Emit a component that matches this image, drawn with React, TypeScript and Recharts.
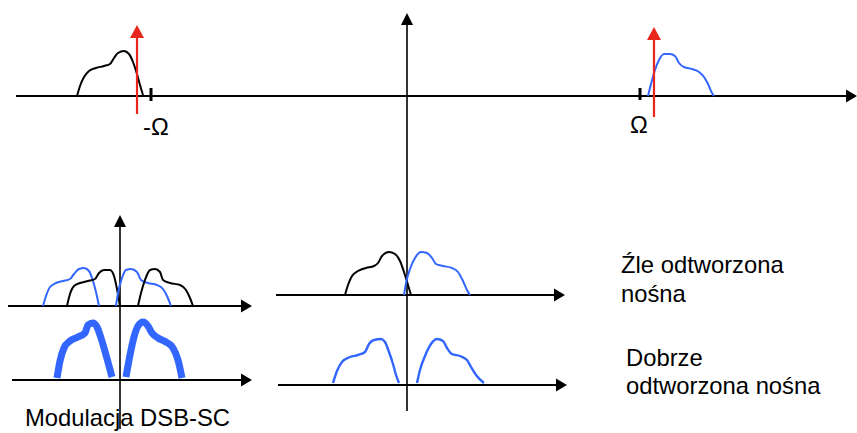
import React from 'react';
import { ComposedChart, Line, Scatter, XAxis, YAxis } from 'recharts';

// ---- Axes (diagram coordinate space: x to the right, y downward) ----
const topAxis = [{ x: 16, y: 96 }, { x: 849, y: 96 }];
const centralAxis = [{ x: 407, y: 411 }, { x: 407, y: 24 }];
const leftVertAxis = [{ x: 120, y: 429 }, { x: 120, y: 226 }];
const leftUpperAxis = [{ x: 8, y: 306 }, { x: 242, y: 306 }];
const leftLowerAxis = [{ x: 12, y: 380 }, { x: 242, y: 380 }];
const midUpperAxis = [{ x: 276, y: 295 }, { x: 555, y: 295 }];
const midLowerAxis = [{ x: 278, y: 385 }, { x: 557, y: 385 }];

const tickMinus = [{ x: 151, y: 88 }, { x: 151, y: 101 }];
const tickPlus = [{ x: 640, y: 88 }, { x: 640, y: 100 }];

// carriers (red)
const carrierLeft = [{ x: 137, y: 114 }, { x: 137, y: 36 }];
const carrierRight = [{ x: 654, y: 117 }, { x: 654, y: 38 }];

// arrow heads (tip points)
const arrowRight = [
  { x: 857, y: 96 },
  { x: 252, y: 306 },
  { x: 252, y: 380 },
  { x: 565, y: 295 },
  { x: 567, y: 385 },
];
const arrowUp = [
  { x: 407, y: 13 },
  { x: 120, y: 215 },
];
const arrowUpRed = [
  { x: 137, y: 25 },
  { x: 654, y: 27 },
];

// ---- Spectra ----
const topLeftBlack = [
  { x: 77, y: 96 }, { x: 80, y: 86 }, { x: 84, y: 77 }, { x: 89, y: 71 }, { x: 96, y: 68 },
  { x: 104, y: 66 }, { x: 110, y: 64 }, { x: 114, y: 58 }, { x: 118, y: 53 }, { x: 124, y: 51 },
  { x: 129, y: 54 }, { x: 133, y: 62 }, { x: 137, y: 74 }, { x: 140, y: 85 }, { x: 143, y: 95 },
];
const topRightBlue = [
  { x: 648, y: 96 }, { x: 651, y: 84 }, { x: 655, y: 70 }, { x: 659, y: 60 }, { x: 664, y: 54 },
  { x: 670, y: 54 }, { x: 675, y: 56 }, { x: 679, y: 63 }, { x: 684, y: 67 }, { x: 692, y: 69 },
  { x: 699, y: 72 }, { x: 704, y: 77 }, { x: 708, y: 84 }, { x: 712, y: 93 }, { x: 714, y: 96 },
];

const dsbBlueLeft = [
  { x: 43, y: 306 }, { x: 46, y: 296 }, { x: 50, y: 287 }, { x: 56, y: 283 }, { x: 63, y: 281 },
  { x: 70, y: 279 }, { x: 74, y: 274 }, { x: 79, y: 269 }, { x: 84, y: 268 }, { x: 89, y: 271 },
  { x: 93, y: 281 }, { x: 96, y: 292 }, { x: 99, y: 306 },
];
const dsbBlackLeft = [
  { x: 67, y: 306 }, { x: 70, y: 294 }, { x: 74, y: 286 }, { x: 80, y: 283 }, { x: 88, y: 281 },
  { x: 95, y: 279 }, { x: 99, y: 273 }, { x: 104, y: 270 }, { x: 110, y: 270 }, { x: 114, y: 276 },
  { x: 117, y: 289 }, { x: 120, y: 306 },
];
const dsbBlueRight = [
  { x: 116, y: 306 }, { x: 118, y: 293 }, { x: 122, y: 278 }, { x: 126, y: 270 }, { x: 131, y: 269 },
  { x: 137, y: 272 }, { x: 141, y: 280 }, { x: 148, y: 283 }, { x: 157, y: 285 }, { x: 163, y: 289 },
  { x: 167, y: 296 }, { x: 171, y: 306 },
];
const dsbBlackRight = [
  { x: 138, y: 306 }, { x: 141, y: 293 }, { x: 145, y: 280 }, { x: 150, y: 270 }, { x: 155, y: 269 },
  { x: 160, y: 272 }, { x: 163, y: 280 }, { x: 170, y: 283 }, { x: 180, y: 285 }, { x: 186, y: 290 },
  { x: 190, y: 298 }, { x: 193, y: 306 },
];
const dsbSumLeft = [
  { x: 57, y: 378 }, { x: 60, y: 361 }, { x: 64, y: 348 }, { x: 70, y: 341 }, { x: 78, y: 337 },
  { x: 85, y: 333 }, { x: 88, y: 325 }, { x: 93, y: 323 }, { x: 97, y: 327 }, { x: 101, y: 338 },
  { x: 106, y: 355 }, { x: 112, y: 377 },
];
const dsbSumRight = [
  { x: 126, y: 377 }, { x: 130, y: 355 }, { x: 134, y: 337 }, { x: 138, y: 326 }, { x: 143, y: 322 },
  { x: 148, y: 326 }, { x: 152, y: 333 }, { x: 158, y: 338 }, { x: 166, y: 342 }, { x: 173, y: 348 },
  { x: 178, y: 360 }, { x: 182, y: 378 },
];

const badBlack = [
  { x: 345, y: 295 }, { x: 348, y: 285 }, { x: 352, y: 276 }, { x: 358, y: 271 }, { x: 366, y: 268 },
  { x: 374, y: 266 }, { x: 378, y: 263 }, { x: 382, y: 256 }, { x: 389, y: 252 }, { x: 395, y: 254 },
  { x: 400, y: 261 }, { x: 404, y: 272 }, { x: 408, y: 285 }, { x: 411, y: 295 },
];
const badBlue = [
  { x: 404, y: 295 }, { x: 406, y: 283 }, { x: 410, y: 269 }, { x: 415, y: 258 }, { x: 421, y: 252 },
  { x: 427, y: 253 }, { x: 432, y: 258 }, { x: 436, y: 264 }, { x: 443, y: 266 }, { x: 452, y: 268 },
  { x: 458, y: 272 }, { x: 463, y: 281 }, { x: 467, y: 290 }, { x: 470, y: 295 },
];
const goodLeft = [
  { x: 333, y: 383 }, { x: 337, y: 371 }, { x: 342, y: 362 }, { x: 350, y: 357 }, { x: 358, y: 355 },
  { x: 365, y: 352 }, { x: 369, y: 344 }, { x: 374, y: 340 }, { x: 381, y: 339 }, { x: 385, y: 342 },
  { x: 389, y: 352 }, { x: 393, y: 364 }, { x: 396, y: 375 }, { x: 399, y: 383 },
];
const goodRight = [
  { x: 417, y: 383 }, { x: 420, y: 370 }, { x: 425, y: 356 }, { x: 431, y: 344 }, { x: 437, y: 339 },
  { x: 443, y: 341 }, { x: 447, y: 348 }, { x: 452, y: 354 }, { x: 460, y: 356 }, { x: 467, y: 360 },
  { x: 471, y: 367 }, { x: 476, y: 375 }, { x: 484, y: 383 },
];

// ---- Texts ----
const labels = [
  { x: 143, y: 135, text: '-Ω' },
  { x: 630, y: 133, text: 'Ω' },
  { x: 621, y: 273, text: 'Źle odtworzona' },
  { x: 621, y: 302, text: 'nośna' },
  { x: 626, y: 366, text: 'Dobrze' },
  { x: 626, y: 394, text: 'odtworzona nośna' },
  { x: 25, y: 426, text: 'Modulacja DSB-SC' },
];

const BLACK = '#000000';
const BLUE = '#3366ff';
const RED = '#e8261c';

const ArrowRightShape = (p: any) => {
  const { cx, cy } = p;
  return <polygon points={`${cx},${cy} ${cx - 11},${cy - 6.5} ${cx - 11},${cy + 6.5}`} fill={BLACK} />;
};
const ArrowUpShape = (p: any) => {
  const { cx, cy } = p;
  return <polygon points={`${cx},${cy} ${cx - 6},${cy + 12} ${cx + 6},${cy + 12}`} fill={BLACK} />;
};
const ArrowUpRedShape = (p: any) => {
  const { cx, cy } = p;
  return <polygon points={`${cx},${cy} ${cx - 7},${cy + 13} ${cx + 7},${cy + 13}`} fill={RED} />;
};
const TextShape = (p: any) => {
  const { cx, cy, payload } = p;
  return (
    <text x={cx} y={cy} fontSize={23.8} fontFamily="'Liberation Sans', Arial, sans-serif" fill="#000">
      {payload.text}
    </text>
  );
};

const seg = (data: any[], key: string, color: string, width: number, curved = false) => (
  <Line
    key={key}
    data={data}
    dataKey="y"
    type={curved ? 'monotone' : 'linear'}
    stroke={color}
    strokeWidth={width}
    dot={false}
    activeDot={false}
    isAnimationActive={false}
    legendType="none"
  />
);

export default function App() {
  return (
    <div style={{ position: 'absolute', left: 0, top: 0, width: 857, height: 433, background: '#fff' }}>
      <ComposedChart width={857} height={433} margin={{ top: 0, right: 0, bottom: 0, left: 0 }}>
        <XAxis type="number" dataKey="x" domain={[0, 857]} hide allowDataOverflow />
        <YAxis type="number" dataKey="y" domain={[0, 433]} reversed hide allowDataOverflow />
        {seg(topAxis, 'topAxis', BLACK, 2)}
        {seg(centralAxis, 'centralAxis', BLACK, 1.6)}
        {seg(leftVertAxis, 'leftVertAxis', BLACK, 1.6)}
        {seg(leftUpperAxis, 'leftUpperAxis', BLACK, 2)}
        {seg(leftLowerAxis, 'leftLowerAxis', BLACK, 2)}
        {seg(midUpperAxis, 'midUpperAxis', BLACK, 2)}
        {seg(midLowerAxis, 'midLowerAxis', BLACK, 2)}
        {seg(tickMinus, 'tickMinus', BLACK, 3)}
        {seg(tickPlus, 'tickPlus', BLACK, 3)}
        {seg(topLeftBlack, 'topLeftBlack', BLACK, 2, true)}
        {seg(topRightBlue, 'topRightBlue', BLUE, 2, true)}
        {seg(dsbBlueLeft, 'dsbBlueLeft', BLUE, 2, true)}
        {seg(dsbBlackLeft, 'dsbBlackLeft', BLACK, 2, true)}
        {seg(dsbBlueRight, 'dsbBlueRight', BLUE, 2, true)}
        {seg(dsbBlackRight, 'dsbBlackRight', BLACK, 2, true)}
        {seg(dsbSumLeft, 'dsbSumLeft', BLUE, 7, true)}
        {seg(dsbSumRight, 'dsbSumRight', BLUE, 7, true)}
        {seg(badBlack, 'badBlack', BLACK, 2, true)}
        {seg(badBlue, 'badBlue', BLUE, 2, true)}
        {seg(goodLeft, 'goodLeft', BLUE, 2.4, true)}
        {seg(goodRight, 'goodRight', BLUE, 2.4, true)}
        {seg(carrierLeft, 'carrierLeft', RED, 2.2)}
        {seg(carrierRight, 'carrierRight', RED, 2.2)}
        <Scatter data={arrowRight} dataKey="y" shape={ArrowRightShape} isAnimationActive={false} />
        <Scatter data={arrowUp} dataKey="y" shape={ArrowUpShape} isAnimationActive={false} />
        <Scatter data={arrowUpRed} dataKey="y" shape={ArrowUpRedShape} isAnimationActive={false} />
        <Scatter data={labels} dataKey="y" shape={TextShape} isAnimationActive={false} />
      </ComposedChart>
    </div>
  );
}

Exercise description >> Begin at the top of the material above and output each line exactly, stopping after the line that holds "Scatter, XAxis, YAxis". Leave out pictures.

Answer to the task >>
Emit a component that matches this image, drawn with React, TypeScript and Recharts.
import React from 'react';
import { ComposedChart, Line, Scatter, XAxis, YAxis } from 'recharts';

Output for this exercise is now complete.